Could Floyd Mayweather have gone on to have a career that consisted of 50 wins without a single defeat had he won gold in the olympics? The bronze medal he brung home fueled him to never lose again. How about Muhammad Ali? His losses to Joe Frazier, Ken Norton and Leon Spinks allowed him to dig deep and prove that when he gets knocked down, he can just as easily get back up.
When former unified Heavyweight champion Anthony Joshua lost his titles to Andy Ruiz via seventh round stoppage, it was completely jaw dropping. Immediately following the fight, Joshua said all of the right things.
“No excuses,” said Joshua during his post fight interview. “The better man won, this is Andy’s night. I simply got beat.”
Humility and poise are the traits that Joshua showed that night. It may have been devastating to lose in his debut across the pond but he showed great character in admitting his defeat and taking nothing away from his opponent. Like the other great champions that came before him, Joshua seemed destined to learn from his defeat and place the loss on his own shoulders.
Now that the rematch between Ruiz and Joshua has officially been signed and set for December 7th in Saudi Arabia, the former champion is now singing a completely different tune.
“It was a punch from the Gods,” said Joshua when describing the blow that began his downward spiral in their first encounter. “Andy is the same person. He will come game and I’ve got to change some of my bibs and bobs.”

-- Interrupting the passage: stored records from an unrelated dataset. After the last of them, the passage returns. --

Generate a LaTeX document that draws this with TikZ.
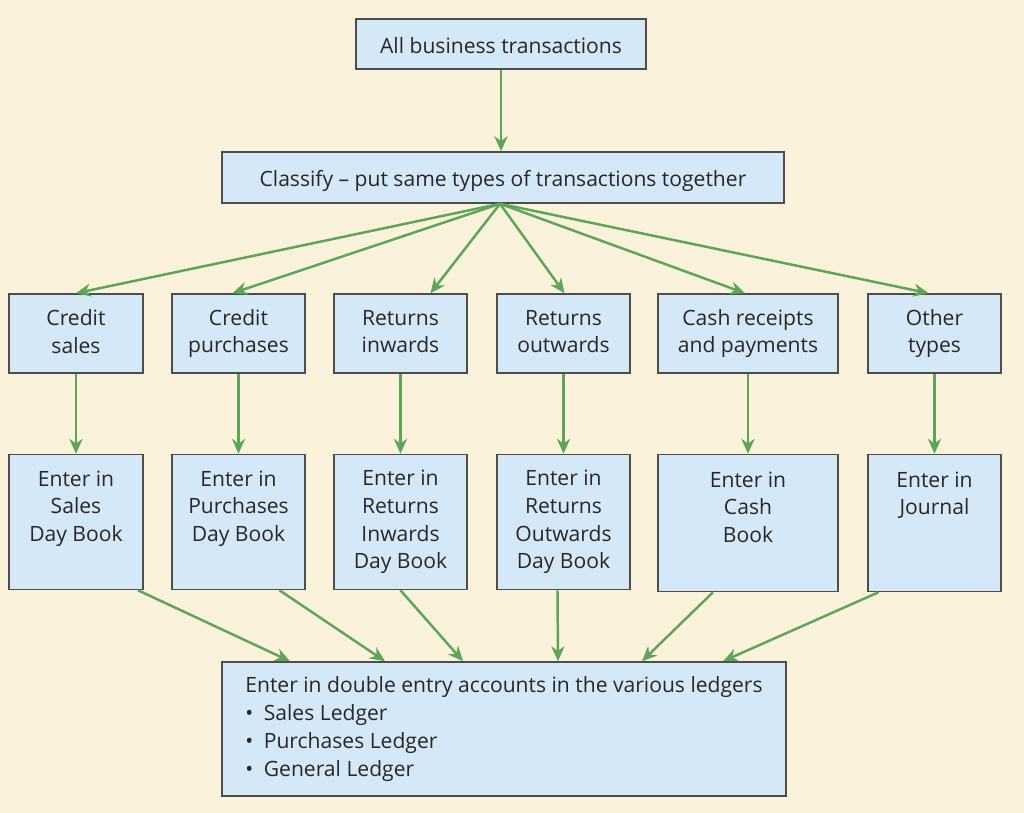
\documentclass[tikz,border=0pt]{standalone}
\usepackage{fontspec}
\setmainfont{Open Sans}
\usetikzlibrary{arrows.meta, calc}
\definecolor{bgCream}{RGB}{251,242,220}
\definecolor{boxBlue}{RGB}{212,232,248}
\definecolor{boxLine}{RGB}{78,78,78}
\definecolor{txtGrey}{RGB}{40,40,40}
\definecolor{flowG}{RGB}{92,166,86}
\newcommand{\boxstrut}{\rule[-2.2pt]{0pt}{15.4pt}}
\tikzset{
  box/.style={draw=boxLine, fill=boxBlue, line width=0.9pt, inner sep=0pt,
    align=center, text=txtGrey, font=\fontsize{12}{15.8}\selectfont,
    execute at begin node=\boxstrut, execute at end node=\boxstrut},
  kind/.style={box, minimum width=2.67cm, minimum height=1.58cm},
  book/.style={box, minimum width=2.67cm, minimum height=2.7cm},
  flow/.style={-{Stealth[length=8.5pt, width=7.5pt]}, flowG, line width=1.4pt}
}

\begin{document}
\begin{tikzpicture}[x=0.02cm, y=-0.02cm]
% page background
\fill[bgCream] (0,0) rectangle (1024,813);
\useasboundingbox (0,0) rectangle (1024,813);
% top of the flow
\node[box, minimum width=5.8cm, minimum height=1cm] (all) at (501,44) {All business transactions};
\node[box, minimum width=11.24cm, minimum height=1.02cm] (classify) at (503,177.5)
  {Classify -- put same types of transactions together};
\coordinate (hub) at ($(classify.south)+(-3,0)$);
% types of transaction
\node[kind] (cs) at (76,333.5) {Credit\\sales};
\node[kind] (cp) at (238.5,333.5) {Credit\\purchases};
\node[kind] (ri) at (400.5,333.5) {Returns\\inwards};
\node[kind] (ro) at (563.5,333.5) {Returns\\outwards};
\node[kind, minimum width=3.6cm] (cr) at (748,333.5) {Cash receipts\\and payments};
\node[kind] (ot) at (934.5,333.5) {Other\\types};
% books of original entry
\node[book] (sdb) at (76,522) {Enter in\\Sales\\Day Book\\~};
\node[book] (pdb) at (238.5,522) {Enter in\\Purchases\\Day Book\\~};
\node[book] (rib) at (400.5,522) {Enter in\\Returns\\Inwards\\Day Book};
\node[book] (rob) at (563.5,522) {Enter in\\Returns\\Outwards\\Day Book};
\node[book, minimum width=3.6cm, minimum height=2.74cm] (cb) at (748,523) {Enter in\\Cash\\Book\\~};
\node[book, minimum height=2.74cm] (jn) at (934.5,523) {Enter in\\Journal\\~\\~};
% ledgers
\node[box, align=left, minimum width=11.28cm, minimum height=2.68cm] (ledgers) at (504,729)
  {Enter in double entry accounts in the various ledgers\\
   {\large•}\hspace{6pt}Sales Ledger\\
   {\large•}\hspace{6pt}Purchases Ledger\\
   {\large•}\hspace{6pt}General Ledger};
% arrows
\draw[flow] (all.south) -- (all.south |- classify.north);
\foreach \t/\dx in {cs/0, cp/-6, ri/30, ro/1, cr/-3, ot/-6}
  \draw[flow] (hub) -- ($(\t.north)+(\dx,0)$);
\foreach \a/\b in {cs/sdb, cp/pdb, ri/rib, ro/rob, cr/cb, ot/jn}
  \draw[flow] (\a) -- (\b);
\foreach \b/\s/\e in {sdb/62/-214, pdb/41/-119, rib/0/-41, rob/-6/54, cb/-35/138, jn/-56/219}
  \draw[flow] ($(\b.south)+(\s,0)$) -- ($(ledgers.north)+(\e,0)$);
\end{tikzpicture}
\end{document}
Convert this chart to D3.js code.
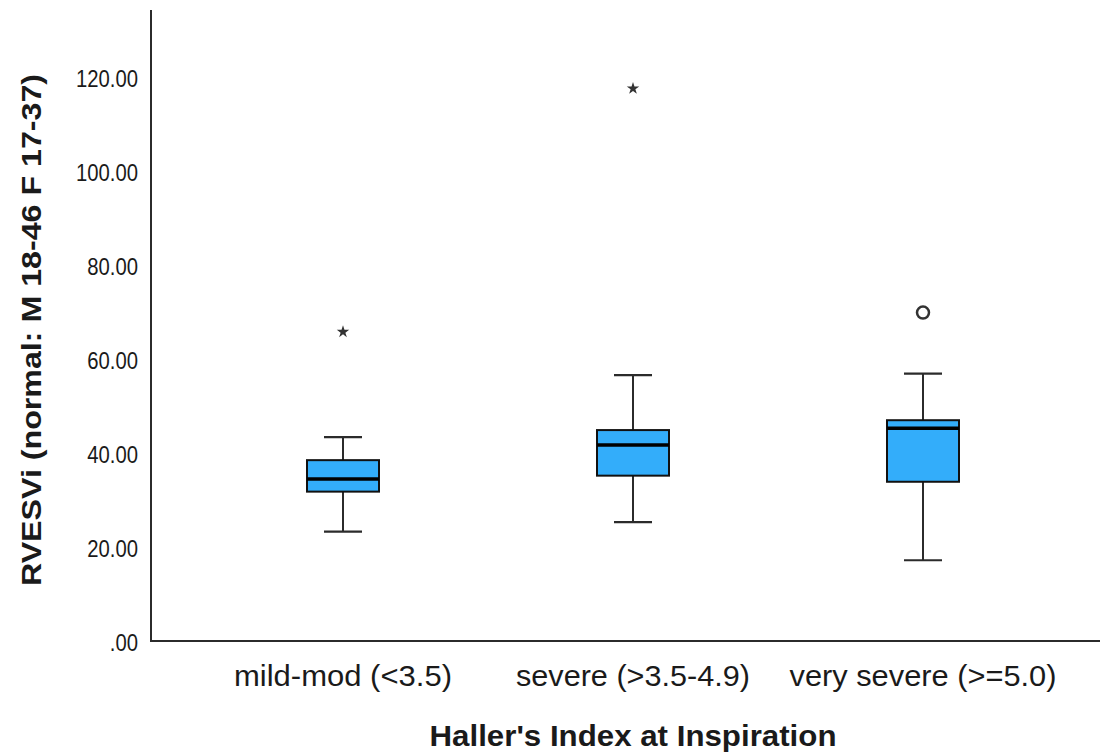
<!DOCTYPE html>
<html>
<head>
<meta charset="utf-8">
<script src="https://cdn.jsdelivr.net/npm/d3@7"></script>
<style>
  html, body { margin: 0; padding: 0; background: #fff; }
  text { font-family: "Liberation Sans", Arial, sans-serif; fill: #1a1a1a; }
</style>
</head>
<body>
<svg id="chart" width="1109" height="756"></svg>
<script>
// ---- data ----
const categories = ["mild-mod (<3.5)", "severe (>3.5-4.9)", "very severe (>=5.0)"];
const lowerWhisker = [23.5, 25.5, 17.4];
const q1 = [32.0, 35.4, 34.1];
const median = [34.7, 41.9, 45.5];
const q3 = [38.7, 45.1, 47.2];
const upperWhisker = [43.6, 56.8, 57.1];
const extremes = [{cat: 0, v: 66.0}, {cat: 1, v: 117.8}];   // asterisks
const outliers = [{cat: 2, v: 70.1}];                        // open circles
const yTicks = [0, 20, 40, 60, 80, 100, 120];
const yTitle = "RVESVi (normal: M 18-46 F 17-37)";
const xTitle = "Haller's Index at Inspiration";

const svg = d3.select("#chart");
const x = d3.scaleBand().domain(categories.map((d, i) => i)).range([198, 1068]).padding(0);
const y = d3.scaleLinear().domain([0, 134.5]).range([642, 10]);

const boxW = 72, capW = 38;
const cx = i => x(i) + x.bandwidth() / 2;
const stroke = "#2b2b2b";

// axes (lines only, no ticks)
svg.append("line").attr("x1", 151).attr("x2", 151).attr("y1", y(134.5)).attr("y2", 641)
  .attr("stroke", stroke).attr("stroke-width", 2);
svg.append("line").attr("x1", 150).attr("x2", 1100).attr("y1", 641).attr("y2", 641)
  .attr("stroke", stroke).attr("stroke-width", 2);

// y tick labels
const fmt = v => v === 0 ? ".00" : d3.format(".2f")(v);
svg.append("g").selectAll("text").data(yTicks).join("text")
  .attr("x", 138).attr("y", d => y(d) + 8.5)
  .attr("text-anchor", "end")
  .attr("font-size", 24)
  .text(fmt)
  .each(function () {
    const L = this.getComputedTextLength();
    d3.select(this).attr("textLength", L * 0.845).attr("lengthAdjust", "spacingAndGlyphs");
  });

// whiskers
const idx = categories.map((d, i) => i);
const g = svg.append("g");
g.selectAll(".wl").data(idx).join("line")
  .attr("x1", cx).attr("x2", cx)
  .attr("y1", i => y(upperWhisker[i])).attr("y2", i => y(q3[i]))
  .attr("stroke", stroke).attr("stroke-width", 2);
g.selectAll(".wl2").data(idx).join("line")
  .attr("x1", cx).attr("x2", cx)
  .attr("y1", i => y(q1[i])).attr("y2", i => y(lowerWhisker[i]))
  .attr("stroke", stroke).attr("stroke-width", 2);
g.selectAll(".capU").data(idx).join("line")
  .attr("x1", i => cx(i) - capW / 2).attr("x2", i => cx(i) + capW / 2)
  .attr("y1", i => y(upperWhisker[i])).attr("y2", i => y(upperWhisker[i]))
  .attr("stroke", stroke).attr("stroke-width", 2.2);
g.selectAll(".capL").data(idx).join("line")
  .attr("x1", i => cx(i) - capW / 2).attr("x2", i => cx(i) + capW / 2)
  .attr("y1", i => y(lowerWhisker[i])).attr("y2", i => y(lowerWhisker[i]))
  .attr("stroke", stroke).attr("stroke-width", 2.2);

// boxes
g.selectAll("rect").data(idx).join("rect")
  .attr("x", i => cx(i) - boxW / 2).attr("width", boxW)
  .attr("y", i => y(q3[i])).attr("height", i => y(q1[i]) - y(q3[i]))
  .attr("fill", "#33adfa").attr("stroke", "#111").attr("stroke-width", 2);
g.selectAll(".med").data(idx).join("line")
  .attr("x1", i => cx(i) - boxW / 2).attr("x2", i => cx(i) + boxW / 2)
  .attr("y1", i => y(median[i])).attr("y2", i => y(median[i]))
  .attr("stroke", "#000").attr("stroke-width", 3.5);

// extremes (stars)
g.selectAll(".star").data(extremes).join("path")
  .attr("transform", d => `translate(${cx(d.cat)},${y(d.v)})`)
  .attr("d", d3.symbol(d3.symbolStar, 48)())
  .attr("fill", "#333");

// outliers (open circles)
g.selectAll(".out").data(outliers).join("circle")
  .attr("cx", d => cx(d.cat)).attr("cy", d => y(d.v)).attr("r", 6)
  .attr("fill", "none").attr("stroke", "#333").attr("stroke-width", 2.5);

// x category labels
const xWidths = [218, 234, 267];
svg.append("g").selectAll("text").data(idx).join("text")
  .attr("x", cx).attr("y", 686)
  .attr("text-anchor", "middle").attr("font-size", 29)
  .attr("textLength", i => xWidths[i]).attr("lengthAdjust", "spacingAndGlyphs")
  .text(i => categories[i]);

// axis titles
svg.append("text")
  .attr("x", 633).attr("y", 746)
  .attr("text-anchor", "middle").attr("font-size", 29).attr("font-weight", "bold")
  .attr("textLength", 407).attr("lengthAdjust", "spacingAndGlyphs")
  .text(xTitle);

svg.append("text")
  .attr("transform", "translate(41,330) rotate(-90)")
  .attr("text-anchor", "middle").attr("font-size", 28).attr("font-weight", "bold")
  .attr("textLength", 512).attr("lengthAdjust", "spacingAndGlyphs")
  .text(yTitle);
</script>
</body>
</html>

To Joshua, that famed punch which came in the third round, was something that should have never connected in the first place. It isn’t just that single punch which Joshua believe was some what lucky, but he also believes that the referee didn’t quite give him a fair shake.
“So, the mouthpiece comes out, you go to the corner,” Joshua explained before a press conference in Manhattan to promote their rematch December 7 in Diriyah, Saudi Arabia. “You know, I think the referee had already done his [eight] count. So, I’m in the corner now and then they put the mouthguard in. Or you rinse it, and they say, ‘Are you ready to fight?’ I said, ‘Yeah.’ So, before my mouthpiece was even in my mouth, he had called off the fight. So, I’m like looking at him. ‘You haven’t even put my mouthpiece in? What you want me to do? Yeah, I’m ready,’ and walk out without my mouthpiece in. So, me and him had a miscommunication.”
Let’s not take anything away from Joshua. He has proven to be a great fighter thoroughout his career. He has also proven that he can deal with adversity and rise from it.
With that being said however, things feel a little bit different don’t they? ‘A punch from the Gods,” and “miscommunication” with the referee might all be true but in order for him to win this rematch he must look himself in the mirror, because if he doesn’t, he could be headed toward yet another defeat.